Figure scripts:
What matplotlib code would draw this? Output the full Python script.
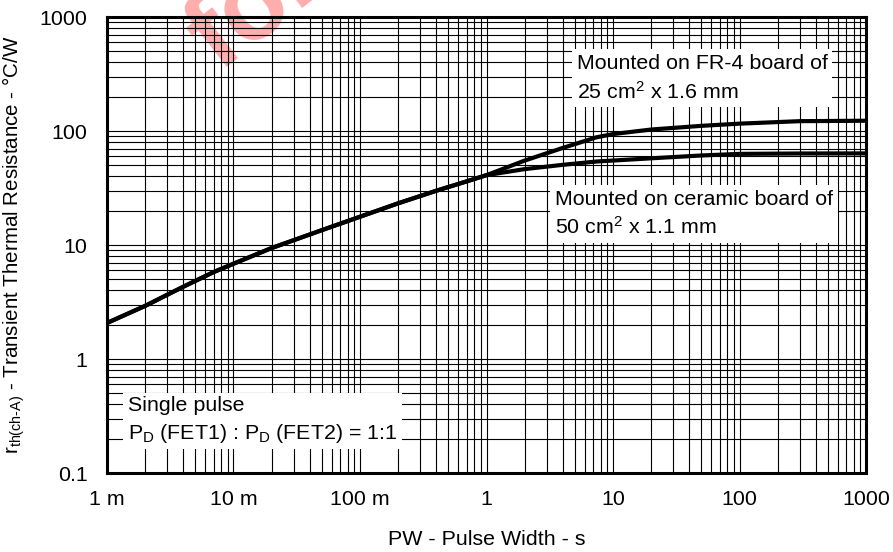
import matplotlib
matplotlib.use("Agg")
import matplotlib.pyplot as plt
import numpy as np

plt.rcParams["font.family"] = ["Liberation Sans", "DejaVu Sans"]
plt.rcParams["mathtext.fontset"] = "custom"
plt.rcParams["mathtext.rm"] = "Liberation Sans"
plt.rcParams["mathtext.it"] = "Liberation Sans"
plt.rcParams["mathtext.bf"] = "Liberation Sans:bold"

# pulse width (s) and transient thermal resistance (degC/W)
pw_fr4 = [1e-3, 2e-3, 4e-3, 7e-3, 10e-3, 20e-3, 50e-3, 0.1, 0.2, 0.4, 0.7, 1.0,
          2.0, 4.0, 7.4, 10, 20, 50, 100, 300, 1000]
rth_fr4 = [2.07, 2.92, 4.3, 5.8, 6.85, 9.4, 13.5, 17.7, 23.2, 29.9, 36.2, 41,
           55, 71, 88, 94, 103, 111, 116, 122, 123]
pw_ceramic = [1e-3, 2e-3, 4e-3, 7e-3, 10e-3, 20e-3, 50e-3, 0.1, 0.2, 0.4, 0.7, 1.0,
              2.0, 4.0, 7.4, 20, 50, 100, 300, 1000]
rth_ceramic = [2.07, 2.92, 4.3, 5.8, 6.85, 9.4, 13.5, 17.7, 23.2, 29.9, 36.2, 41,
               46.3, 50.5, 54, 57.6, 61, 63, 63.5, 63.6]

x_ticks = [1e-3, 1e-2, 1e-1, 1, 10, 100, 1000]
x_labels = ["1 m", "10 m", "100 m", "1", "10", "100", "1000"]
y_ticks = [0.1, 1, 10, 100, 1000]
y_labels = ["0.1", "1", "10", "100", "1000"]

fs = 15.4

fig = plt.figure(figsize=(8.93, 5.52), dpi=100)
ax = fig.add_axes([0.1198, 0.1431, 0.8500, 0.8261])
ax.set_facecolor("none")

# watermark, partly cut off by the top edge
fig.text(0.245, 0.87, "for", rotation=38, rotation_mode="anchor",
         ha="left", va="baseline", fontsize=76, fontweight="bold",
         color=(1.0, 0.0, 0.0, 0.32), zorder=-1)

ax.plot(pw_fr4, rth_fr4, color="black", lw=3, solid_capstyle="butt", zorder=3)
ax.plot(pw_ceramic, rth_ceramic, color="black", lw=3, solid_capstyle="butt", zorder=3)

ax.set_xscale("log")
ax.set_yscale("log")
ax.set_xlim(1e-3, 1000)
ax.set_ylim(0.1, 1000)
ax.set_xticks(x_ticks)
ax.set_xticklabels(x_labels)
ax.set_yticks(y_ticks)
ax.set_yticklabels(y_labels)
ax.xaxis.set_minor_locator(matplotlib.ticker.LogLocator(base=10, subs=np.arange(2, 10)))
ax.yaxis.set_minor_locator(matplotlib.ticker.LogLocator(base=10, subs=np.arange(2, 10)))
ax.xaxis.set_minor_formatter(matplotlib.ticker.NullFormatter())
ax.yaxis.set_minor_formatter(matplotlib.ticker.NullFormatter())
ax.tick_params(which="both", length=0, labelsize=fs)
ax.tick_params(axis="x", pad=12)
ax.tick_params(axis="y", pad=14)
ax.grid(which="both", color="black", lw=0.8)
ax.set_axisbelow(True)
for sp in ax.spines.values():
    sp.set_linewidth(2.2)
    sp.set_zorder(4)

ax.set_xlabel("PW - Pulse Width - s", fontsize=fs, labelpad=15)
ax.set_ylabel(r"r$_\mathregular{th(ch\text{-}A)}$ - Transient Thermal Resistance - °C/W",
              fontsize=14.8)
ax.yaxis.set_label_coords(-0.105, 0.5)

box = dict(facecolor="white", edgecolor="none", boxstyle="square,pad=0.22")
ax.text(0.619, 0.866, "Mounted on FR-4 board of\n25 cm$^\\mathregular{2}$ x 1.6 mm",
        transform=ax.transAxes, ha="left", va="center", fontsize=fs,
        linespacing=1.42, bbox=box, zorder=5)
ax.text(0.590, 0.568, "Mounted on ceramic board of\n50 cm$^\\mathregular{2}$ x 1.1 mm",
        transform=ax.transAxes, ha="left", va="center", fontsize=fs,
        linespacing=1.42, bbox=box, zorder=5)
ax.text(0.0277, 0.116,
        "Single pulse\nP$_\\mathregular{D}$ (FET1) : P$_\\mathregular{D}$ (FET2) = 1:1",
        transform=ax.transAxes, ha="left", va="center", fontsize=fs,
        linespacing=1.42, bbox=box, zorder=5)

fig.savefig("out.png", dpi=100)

...

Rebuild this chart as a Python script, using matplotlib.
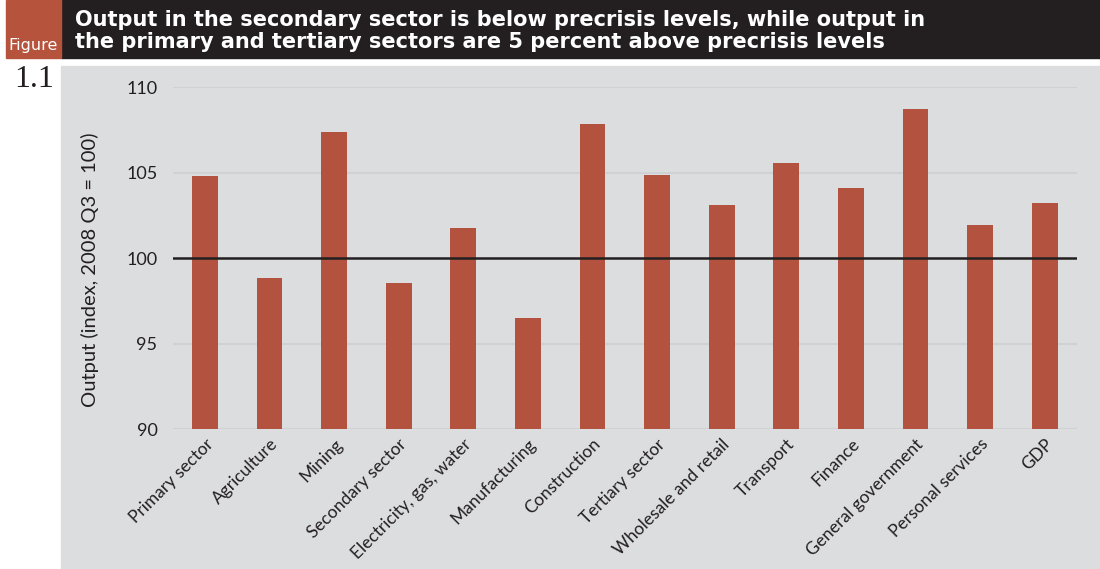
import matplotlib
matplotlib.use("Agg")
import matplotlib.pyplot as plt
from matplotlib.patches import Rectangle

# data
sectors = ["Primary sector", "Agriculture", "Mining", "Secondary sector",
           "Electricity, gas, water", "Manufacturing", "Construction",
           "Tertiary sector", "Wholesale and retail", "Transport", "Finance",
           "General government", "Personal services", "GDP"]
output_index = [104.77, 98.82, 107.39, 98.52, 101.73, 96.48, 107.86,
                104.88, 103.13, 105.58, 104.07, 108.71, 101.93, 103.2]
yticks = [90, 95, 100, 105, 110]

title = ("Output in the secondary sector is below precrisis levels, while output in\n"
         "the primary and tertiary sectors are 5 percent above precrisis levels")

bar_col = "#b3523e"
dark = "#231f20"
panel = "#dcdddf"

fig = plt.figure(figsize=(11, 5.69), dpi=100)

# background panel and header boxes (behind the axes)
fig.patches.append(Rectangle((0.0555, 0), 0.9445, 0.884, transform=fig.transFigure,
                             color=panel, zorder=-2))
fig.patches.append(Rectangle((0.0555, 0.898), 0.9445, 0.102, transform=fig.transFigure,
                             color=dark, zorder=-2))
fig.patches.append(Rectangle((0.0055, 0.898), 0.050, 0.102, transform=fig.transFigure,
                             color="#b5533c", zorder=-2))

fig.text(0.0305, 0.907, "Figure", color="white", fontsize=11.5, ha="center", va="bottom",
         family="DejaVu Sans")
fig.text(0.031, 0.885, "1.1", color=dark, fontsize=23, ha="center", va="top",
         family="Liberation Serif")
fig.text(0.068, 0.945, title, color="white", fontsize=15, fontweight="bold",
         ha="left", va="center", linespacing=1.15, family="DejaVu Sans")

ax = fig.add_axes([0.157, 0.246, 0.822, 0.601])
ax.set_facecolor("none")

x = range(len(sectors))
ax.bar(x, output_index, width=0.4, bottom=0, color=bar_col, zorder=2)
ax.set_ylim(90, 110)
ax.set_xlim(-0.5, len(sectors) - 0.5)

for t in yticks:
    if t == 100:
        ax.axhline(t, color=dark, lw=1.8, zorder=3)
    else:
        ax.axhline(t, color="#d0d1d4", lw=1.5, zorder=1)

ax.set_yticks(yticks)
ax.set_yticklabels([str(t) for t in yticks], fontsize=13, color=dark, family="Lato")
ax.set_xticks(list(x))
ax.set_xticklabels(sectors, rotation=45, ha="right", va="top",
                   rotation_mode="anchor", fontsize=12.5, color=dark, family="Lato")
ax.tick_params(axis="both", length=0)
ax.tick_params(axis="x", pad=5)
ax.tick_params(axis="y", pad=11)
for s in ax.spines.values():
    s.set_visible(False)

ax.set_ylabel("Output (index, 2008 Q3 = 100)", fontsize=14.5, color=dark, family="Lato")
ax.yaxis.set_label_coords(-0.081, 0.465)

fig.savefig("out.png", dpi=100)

● **JOB**
Can you give again only the lines between the one containing "Rebuild this chart" and the one containing "fig = plt.figure(figsize=(11, 5.69), dpi=100)", counting both, exactly as they appear and without any pictures?

● **CORRECT RESPONSE**
Rebuild this chart as a Python script, using matplotlib.
import matplotlib
matplotlib.use("Agg")
import matplotlib.pyplot as plt
from matplotlib.patches import Rectangle

# data
sectors = ["Primary sector", "Agriculture", "Mining", "Secondary sector",
           "Electricity, gas, water", "Manufacturing", "Construction",
           "Tertiary sector", "Wholesale and retail", "Transport", "Finance",
           "General government", "Personal services", "GDP"]
output_index = [104.77, 98.82, 107.39, 98.52, 101.73, 96.48, 107.86,
                104.88, 103.13, 105.58, 104.07, 108.71, 101.93, 103.2]
yticks = [90, 95, 100, 105, 110]

title = ("Output in the secondary sector is below precrisis levels, while output in\n"
         "the primary and tertiary sectors are 5 percent above precrisis levels")

bar_col = "#b3523e"
dark = "#231f20"
panel = "#dcdddf"

fig = plt.figure(figsize=(11, 5.69), dpi=100)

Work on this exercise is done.